Рудский пожал плечами.
— А что еще мы могли сделать в этой ситуации?
— Возвратились они, вероятно, в средине девяностых годов, поскольку именно тогда появились очередные записи в материалах ЗАГС. Барбара Сосновская и Влодзимеж Сосновский развелись, она приняла свою девичью фамилию. Он же сделался Цезарием Рудским — чиновники без особых проблем выполнили его просьбу, раз именно под этим псевдонимом публиковался перед 1989 годом, эту же фамилию использовал и во Франции. Ханна Сосновская вышла замуж за Марчина Квятковского, но их союз продолжался недолго, развелись они уже в 1998 году, но фамилию мужа она сохранила. Не знаю, то ли все эти перестановки фамилий являются результатом того, что уже тогда вы планировали месть, либо же то было случайностью, неожиданным подарком судьбы, который так вам пригодился.
— Второе, — сообщил Рудский.
— Я тоже подумал так же. Что же касается пана Каима, то в первый момент, когда читал некролог, написанный в 1987 году, подписанный «Зиби», до меня вообще не дошло, что речь идет об имени «Эузебиуш» — обычно, это прозвище для Збигневов, иногда так же могут называть Зыгмунта. И лишь потом — уже когда я догадался, что все вы между собой связаны, этот «Зиби» мне припомнился. Полиция с легкостью проверила, где пан учился. И с кем. Ваши соученики подтвердили, что с Камилем вы были единым целым. Я прав?
Каим усмехнулся и сделал жест, будто бы снимает шляпу с голову.
— Chapeau pas, — сказал он.
— Правильно говорится: «chapeau bas», [142] баран, — буркнула Квятковская.

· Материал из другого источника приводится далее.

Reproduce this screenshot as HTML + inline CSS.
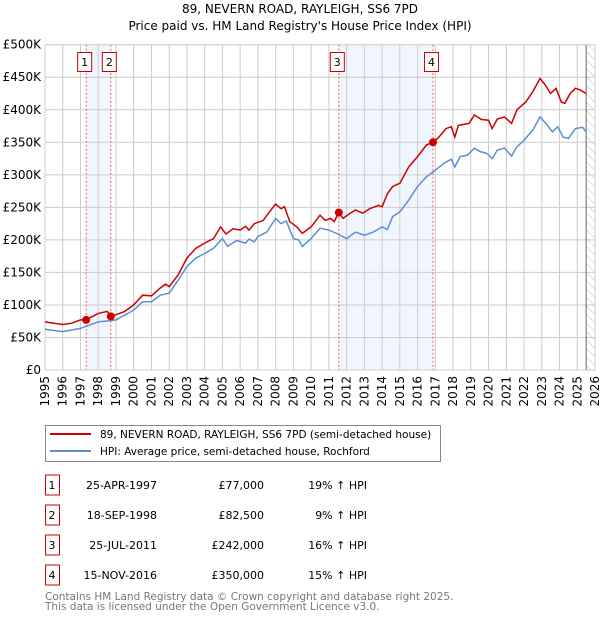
<!DOCTYPE html>
<html><head><meta charset="utf-8">
<style>
body{margin:0;background:#fff;font-family:"DejaVu Sans","Liberation Sans",sans-serif;}
svg text{font-family:"DejaVu Sans","Liberation Sans",sans-serif;}
</style></head>
<body>
<svg id="chart" width="600" height="620" viewBox="0 0 600 620" xmlns="http://www.w3.org/2000/svg">
<defs>
<pattern id="hatch" patternUnits="userSpaceOnUse" width="6" height="6" patternTransform="rotate(-45)">
<line x1="0" y1="0" x2="0" y2="6" stroke="#bbb" stroke-width="1"/>
</pattern>
</defs>
<text x="300" y="13" text-anchor="middle" font-size="12">89, NEVERN ROAD, RAYLEIGH, SS6 7PD</text>
<text x="300" y="30" text-anchor="middle" font-size="12">Price paid vs. HM Land Registry's House Price Index (HPI)</text>
<g id="plot"></g>
<g>
<rect x="45.5" y="425.5" width="395" height="36" fill="#fff" stroke="#888"/>
<line x1="50" y1="434" x2="91" y2="434" stroke="#cc0000" stroke-width="2"/>
<text x="100" y="438" font-size="10.5">89, NEVERN ROAD, RAYLEIGH, SS6 7PD (semi-detached house)</text>
<line x1="50" y1="451" x2="91" y2="451" stroke="#5b8fd0" stroke-width="2"/>
<text x="100" y="455" font-size="10.5">HPI: Average price, semi-detached house, Rochford</text>
</g>
<g id="table" font-size="11"></g>
<text x="45" y="600" font-size="10.5" fill="#777">Contains HM Land Registry data © Crown copyright and database right 2025.</text>
<text x="45" y="610" font-size="10.5" fill="#777">This data is licensed under the Open Government Licence v3.0.</text>
</svg>
<script>
const hpiYears=[1995,1996,1997,1997.5,1998,1998.7,1999,2000,2000.5,2001,2001.5,2002,2002.5,2003,2003.5,2004,2004.5,2005,2005.3,2005.8,2006.3,2006.5,2006.8,2007,2007.5,2008,2008.3,2008.6,2009,2009.3,2009.5,2010,2010.5,2011,2011.5,2012,2012.5,2013,2013.5,2014,2014.3,2014.6,2015,2015.5,2016,2016.5,2016.9,2017.5,2017.9,2018.1,2018.4,2018.8,2019.2,2019.5,2019.9,2020.2,2020.5,2020.9,2021.3,2021.6,2022,2022.5,2022.9,2023.3,2023.6,2023.9,2024.2,2024.5,2024.9,2025.3,2025.5];
const hpiValues=[62.5,59,64,69,74,76,77,92,105,105,115,118,138,159,172,179,187,202,190,199,195,201,197,205,212,233,225,229,202,200,190,202,218,215,209,202,212,207,212,220,216,236,243,261,282,297,305,318,324,312,328,330,341,336,333,325,338,341,329,343,353,369,389,377,366,374,358,356,371,373,366];
const priceYears=[1995,1995.5,1996,1996.5,1997,1997.3,1998,1998.5,1998.7,1999,1999.5,2000,2000.5,2001,2001.5,2001.8,2002,2002.5,2003,2003.5,2004,2004.5,2004.9,2005.2,2005.6,2006,2006.3,2006.5,2006.8,2007.3,2007.6,2008,2008.3,2008.5,2008.8,2009.2,2009.5,2010,2010.5,2010.8,2011.1,2011.3,2011.55,2011.8,2012.2,2012.5,2012.9,2013.3,2013.8,2014,2014.3,2014.6,2015,2015.5,2016,2016.5,2016.87,2017.2,2017.6,2017.9,2018.1,2018.3,2018.9,2019.2,2019.6,2020,2020.2,2020.5,2020.9,2021.3,2021.6,2022.1,2022.5,2022.9,2023.2,2023.5,2023.8,2024.1,2024.3,2024.6,2024.9,2025.2,2025.5];
const priceValues=[74,72,70,72,77,77,87,90,83.5,85,90,100,115,114,126,132,128,146,172,187,195,202,220,209,217,215,221,215,225,230,241,255,248,251,228,220,210,220,238,230,233,228,242,233,241,246,241,248,253,251,271,282,287,312,328,346,350,358,371,374,358,376,379,392,385,384,371,386,389,379,400,412,428,448,438,425,433,412,410,425,433,430,425];
const saleLabels=["1","2","3","4"];
const saleYears=[1997.32,1998.71,2011.56,2016.87];
const saleValues=[77,82.5,242,350];
const saleDates=["25-APR-1997","18-SEP-1998","25-JUL-2011","15-NOV-2016"];
const salePrices=["£77,000","£82,500","£242,000","£350,000"];
const saleHpi=["19% ↑ HPI","9% ↑ HPI","16% ↑ HPI","15% ↑ HPI"];
const yTicks=[0,50,100,150,200,250,300,350,400,450,500];
const yTickLabels=["£0","£50K","£100K","£150K","£200K","£250K","£300K","£350K","£400K","£450K","£500K"];
const xTicks=[1995,1996,1997,1998,1999,2000,2001,2002,2003,2004,2005,2006,2007,2008,2009,2010,2011,2012,2013,2014,2015,2016,2017,2018,2019,2020,2021,2022,2023,2024,2025,2026];
const dataEnd=2025.5;

const X0=45,X1=595,Y0=370,Y1=44.7;
const xs=y=>X0+(y-1995)/(2026-1995)*(X1-X0);
const ys=v=>Y0-v/500*(Y0-Y1);
const NS="http://www.w3.org/2000/svg";
const plot=document.getElementById('plot');
function mk(tag,attrs,parent){const e=document.createElementNS(NS,tag);for(const k in attrs)e.setAttribute(k,attrs[k]);(parent||plot).appendChild(e);return e;}

for(let i=0;i<saleYears.length;i+=2){
  const r=mk('rect',{x:xs(saleYears[i]),y:Y1,width:xs(saleYears[i+1])-xs(saleYears[i]),height:Y0-Y1,fill:'#eef3fc',opacity:0.8});
  
  
}
const h=mk('rect',{x:xs(dataEnd),y:Y1,width:X1-xs(dataEnd),height:Y0-Y1,fill:'url(#hatch)'});


yTicks.forEach((t,i)=>{
  const l=mk('line',{x1:X0,x2:X1,y1:ys(t),y2:ys(t),stroke:'#ccc','stroke-width':1});
  
  
  const tx=mk('text',{x:X0-4,y:ys(t)+4,'text-anchor':'end','font-size':12});
  tx.textContent=yTickLabels[i];
  
  
});
xTicks.forEach(t=>{
  const l=mk('line',{x1:xs(t),x2:xs(t),y1:Y1,y2:Y0,stroke:'#ccc','stroke-width':1});
  
  
  const tx=mk('text',{x:0,y:0,'text-anchor':'end','font-size':12,transform:`translate(${xs(t)+4},${Y0+6}) rotate(-90)`});
  tx.textContent=t;
  
  
});
const de=mk('line',{x1:xs(dataEnd),x2:xs(dataEnd),y1:Y1,y2:Y0,stroke:'#666','stroke-width':1});


saleYears.forEach(y=>{
  const l=mk('line',{x1:xs(y),x2:xs(y),y1:Y1,y2:Y0,stroke:'#f06060','stroke-width':1,'stroke-dasharray':'2,2'});
  
  
});
const pts=(xa,va)=>xa.map((x,i)=>xs(x).toFixed(1)+','+ys(va[i]).toFixed(1)).join(' ');
const hl=mk('polyline',{points:pts(hpiYears,hpiValues),fill:'none',stroke:'#5b8fd0','stroke-width':1.5});


const pl=mk('polyline',{points:pts(priceYears,priceValues),fill:'none',stroke:'#cc0000','stroke-width':1.5});


saleYears.forEach((y,i)=>{
  const c=mk('circle',{cx:xs(y),cy:ys(saleValues[i]),r:4,fill:'#cc0000'});
  
  
  const b=mk('rect',{x:xs(y)-8.5,y:52.5,width:14,height:19,fill:'#fff',stroke:'#cc0000'});
  
  
  const t=mk('text',{x:xs(y)-1.5,y:66,'text-anchor':'middle','font-size':11});
  t.textContent=saleLabels[i];
  
  
});
const tb=document.getElementById('table');
saleLabels.forEach((s,i)=>{
  const cy=485+i*30;
  const b=mk('rect',{x:45.5,y:cy-10,width:14,height:20,fill:'#fff',stroke:'#cc0000'},tb);
  
  
  const cells=[[52,'middle',s,'table-index'],[157,'end',saleDates[i],'table-date'],[264,'end',salePrices[i],'table-price'],[367,'end',saleHpi[i],'table-hpi']];
  cells.forEach(c=>{
    const t=mk('text',{x:c[0],y:cy+4,'text-anchor':c[1],'font-size':11},tb);
    t.textContent=c[2];
    
    
  });
});
</script>
</body></html>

Прокурору Теодору Шацкому уже не хотелось продолжать. Он знал, что кто-то из собравшихся здесь покинет этот мрачный зал в наручниках. Другим ему тоже придется выдвинуть обвинения, но, скорее, в психологическом издевательстве над Теляком и затруднении в следствии, чем в соучастии в убийстве. В конце концов, лишь один человек встретился той ночью с Теляком, только один человек его убил. Все остальные — даже если и желали ему смерти, и если хотели довести до нее — непосредственно в этом участия не принимали. Но прокурору Шацкому и не хотелось говорить далее, поскольку в очередной раз его человеческая совесть болезненно столкнулась с совестью государственного служащего. Он подумал о трупе Камиля Сосновского — окровавленное тело в ванне, со связанными за спиной руками и ногами. Он подумал об останках нафаршированной таблетками Каси Теляк. Подумал о слишком быстро катящемся к жизненному краю Бартеке Теляке. Шацкий верил в то, что не было бы трупа девочки и болезни парня, если бы не ужасное деяние, которое цинично и с расчетом совершил когда-то их отец для того, чтобы завоевать их мать. Как это произошло? Тогда, в восьмидесятые? Он не мог спросить об этом. Не сейчас. Ему нельзя было даже упоминать об этом.
— Мы уже можем сесть? — спросил Каим.
— Нет, — ответил прокурор Шацкий. — Поскольку у нас до сих пор нет ответа на самый главный вопрос. А пан Рудский все еще не закончил давать свои показания, — в самый последний момент он чуть не сказал: «свой рассказ».
— Я бы предпочел сделать это сидя, — сказал терапевт и глянул на Шацкого так, что заставило прокурора сморщить брови. Что-то пошло не так. Что-то явно было не так. Он почувствовал, что может утратить контроль над происходящим, что Рудский готовит какой-то финт, предвосхитить который он будет не в состоянии, но который будет запечатлен на пленке, так что отмотать назад ничего не удастся. Соберись, Теодор, повторял он про себя. Он согласился на то, чтобы все уселись, только лишь для того, чтобы потянуть время. У спустя несколько секунд все сидели полукругом. Так, чтобы камера видела их всех. А прокурор Теодор Шацкий начал дрожать, стараясь, чтобы этого никто не заметил, так как все еще не знал, что же пошло не так.
142
Chapeau bas — Молодец! Молодца (буквально: «шляпу долой») фр.